§ **TASK STATEMENT**: Nothing but the lines from the top of the data to the line holding "ax = fig.add_axes([280/595, 1-292/357, 299/595, 252/357])" should be printed, word for word and both ends included; leave the pictures out.

Saved entries
::::::
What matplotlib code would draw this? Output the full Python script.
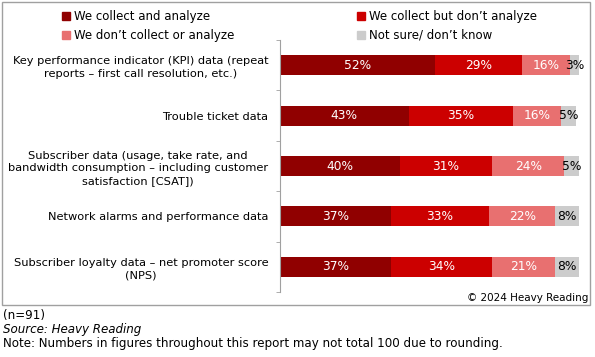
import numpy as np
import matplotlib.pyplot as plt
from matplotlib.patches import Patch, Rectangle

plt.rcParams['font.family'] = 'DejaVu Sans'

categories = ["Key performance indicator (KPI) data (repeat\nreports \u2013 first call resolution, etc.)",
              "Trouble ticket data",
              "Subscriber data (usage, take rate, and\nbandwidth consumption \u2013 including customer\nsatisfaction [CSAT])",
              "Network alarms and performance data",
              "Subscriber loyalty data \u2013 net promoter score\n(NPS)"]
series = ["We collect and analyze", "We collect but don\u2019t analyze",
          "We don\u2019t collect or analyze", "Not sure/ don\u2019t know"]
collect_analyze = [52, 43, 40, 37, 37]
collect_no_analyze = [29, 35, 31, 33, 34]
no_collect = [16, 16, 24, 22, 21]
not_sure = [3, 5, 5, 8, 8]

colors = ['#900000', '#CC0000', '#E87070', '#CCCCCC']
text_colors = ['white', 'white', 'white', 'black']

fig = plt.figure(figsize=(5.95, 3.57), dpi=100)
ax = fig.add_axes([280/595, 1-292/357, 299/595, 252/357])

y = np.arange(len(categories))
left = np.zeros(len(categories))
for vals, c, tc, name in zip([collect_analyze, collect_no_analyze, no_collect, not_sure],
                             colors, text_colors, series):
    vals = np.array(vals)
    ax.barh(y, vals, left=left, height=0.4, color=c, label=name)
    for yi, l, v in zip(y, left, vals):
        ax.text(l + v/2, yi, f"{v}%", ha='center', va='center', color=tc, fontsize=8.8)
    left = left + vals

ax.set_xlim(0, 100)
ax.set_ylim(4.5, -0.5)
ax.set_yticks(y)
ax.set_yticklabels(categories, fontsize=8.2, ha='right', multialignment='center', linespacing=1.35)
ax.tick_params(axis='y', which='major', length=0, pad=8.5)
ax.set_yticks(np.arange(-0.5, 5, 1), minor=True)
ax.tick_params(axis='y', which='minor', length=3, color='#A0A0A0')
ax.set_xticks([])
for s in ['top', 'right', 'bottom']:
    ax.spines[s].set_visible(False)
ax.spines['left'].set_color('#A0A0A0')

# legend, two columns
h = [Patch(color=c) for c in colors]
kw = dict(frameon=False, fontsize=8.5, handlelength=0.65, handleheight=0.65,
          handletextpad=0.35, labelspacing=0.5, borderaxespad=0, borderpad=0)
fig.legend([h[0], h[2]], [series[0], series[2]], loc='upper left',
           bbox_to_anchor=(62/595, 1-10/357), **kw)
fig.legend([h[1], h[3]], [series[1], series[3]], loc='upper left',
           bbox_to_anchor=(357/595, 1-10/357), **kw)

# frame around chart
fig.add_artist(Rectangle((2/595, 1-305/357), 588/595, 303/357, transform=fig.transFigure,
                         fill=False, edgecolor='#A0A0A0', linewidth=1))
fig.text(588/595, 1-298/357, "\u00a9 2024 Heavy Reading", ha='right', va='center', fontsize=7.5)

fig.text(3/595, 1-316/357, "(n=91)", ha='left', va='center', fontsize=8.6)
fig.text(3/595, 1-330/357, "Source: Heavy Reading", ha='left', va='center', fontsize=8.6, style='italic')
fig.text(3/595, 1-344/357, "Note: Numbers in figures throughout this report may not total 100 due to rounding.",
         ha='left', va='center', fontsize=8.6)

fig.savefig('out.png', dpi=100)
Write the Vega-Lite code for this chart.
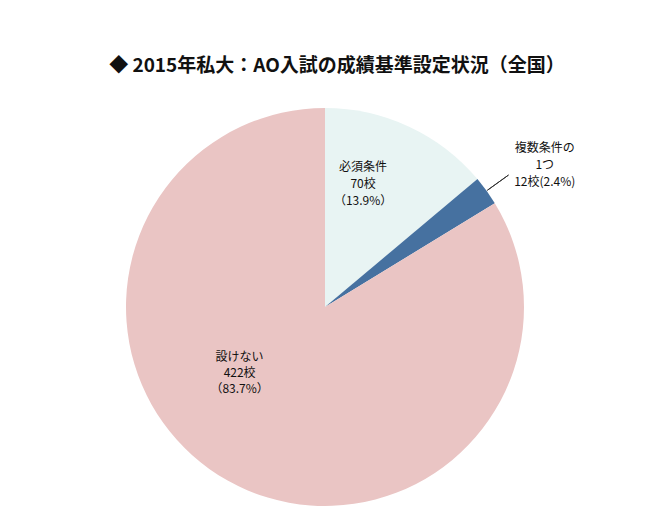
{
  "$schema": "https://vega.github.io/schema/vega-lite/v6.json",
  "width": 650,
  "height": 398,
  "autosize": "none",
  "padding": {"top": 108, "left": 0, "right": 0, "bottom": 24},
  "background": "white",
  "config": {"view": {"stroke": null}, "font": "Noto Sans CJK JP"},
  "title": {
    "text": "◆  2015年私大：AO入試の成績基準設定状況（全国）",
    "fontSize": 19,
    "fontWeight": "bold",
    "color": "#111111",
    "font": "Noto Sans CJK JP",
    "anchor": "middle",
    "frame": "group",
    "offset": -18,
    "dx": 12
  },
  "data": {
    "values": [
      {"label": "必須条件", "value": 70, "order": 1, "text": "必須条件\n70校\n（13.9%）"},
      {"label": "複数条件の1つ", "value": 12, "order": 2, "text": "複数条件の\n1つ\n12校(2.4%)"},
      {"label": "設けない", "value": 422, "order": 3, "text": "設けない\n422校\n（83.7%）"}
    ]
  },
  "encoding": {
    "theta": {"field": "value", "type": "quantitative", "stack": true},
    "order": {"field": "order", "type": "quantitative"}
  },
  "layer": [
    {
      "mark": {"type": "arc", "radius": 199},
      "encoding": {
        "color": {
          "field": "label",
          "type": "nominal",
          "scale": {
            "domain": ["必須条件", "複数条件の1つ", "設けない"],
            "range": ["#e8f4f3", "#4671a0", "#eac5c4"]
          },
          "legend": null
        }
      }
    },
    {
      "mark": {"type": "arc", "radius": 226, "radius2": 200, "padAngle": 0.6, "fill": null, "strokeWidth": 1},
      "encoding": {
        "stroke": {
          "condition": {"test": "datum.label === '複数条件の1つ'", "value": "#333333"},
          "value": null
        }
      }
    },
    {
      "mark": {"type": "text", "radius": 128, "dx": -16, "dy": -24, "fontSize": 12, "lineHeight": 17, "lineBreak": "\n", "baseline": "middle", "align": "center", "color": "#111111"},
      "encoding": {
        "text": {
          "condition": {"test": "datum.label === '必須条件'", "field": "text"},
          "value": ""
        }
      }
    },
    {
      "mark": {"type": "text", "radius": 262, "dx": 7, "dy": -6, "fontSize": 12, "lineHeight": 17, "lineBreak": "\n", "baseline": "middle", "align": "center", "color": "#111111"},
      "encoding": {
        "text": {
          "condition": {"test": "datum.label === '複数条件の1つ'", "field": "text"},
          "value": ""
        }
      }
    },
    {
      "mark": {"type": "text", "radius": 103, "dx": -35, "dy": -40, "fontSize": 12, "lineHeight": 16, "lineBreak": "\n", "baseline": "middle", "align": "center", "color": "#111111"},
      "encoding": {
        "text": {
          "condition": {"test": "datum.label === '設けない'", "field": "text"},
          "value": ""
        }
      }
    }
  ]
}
::::::
§ **RESULT OF THIS EXERCISE**:
What matplotlib code would draw this? Output the full Python script.
import numpy as np
import matplotlib.pyplot as plt
from matplotlib.patches import Patch, Rectangle

plt.rcParams['font.family'] = 'DejaVu Sans'

categories = ["Key performance indicator (KPI) data (repeat\nreports \u2013 first call resolution, etc.)",
              "Trouble ticket data",
              "Subscriber data (usage, take rate, and\nbandwidth consumption \u2013 including customer\nsatisfaction [CSAT])",
              "Network alarms and performance data",
              "Subscriber loyalty data \u2013 net promoter score\n(NPS)"]
series = ["We collect and analyze", "We collect but don\u2019t analyze",
          "We don\u2019t collect or analyze", "Not sure/ don\u2019t know"]
collect_analyze = [52, 43, 40, 37, 37]
collect_no_analyze = [29, 35, 31, 33, 34]
no_collect = [16, 16, 24, 22, 21]
not_sure = [3, 5, 5, 8, 8]

colors = ['#900000', '#CC0000', '#E87070', '#CCCCCC']
text_colors = ['white', 'white', 'white', 'black']

fig = plt.figure(figsize=(5.95, 3.57), dpi=100)
ax = fig.add_axes([280/595, 1-292/357, 299/595, 252/357])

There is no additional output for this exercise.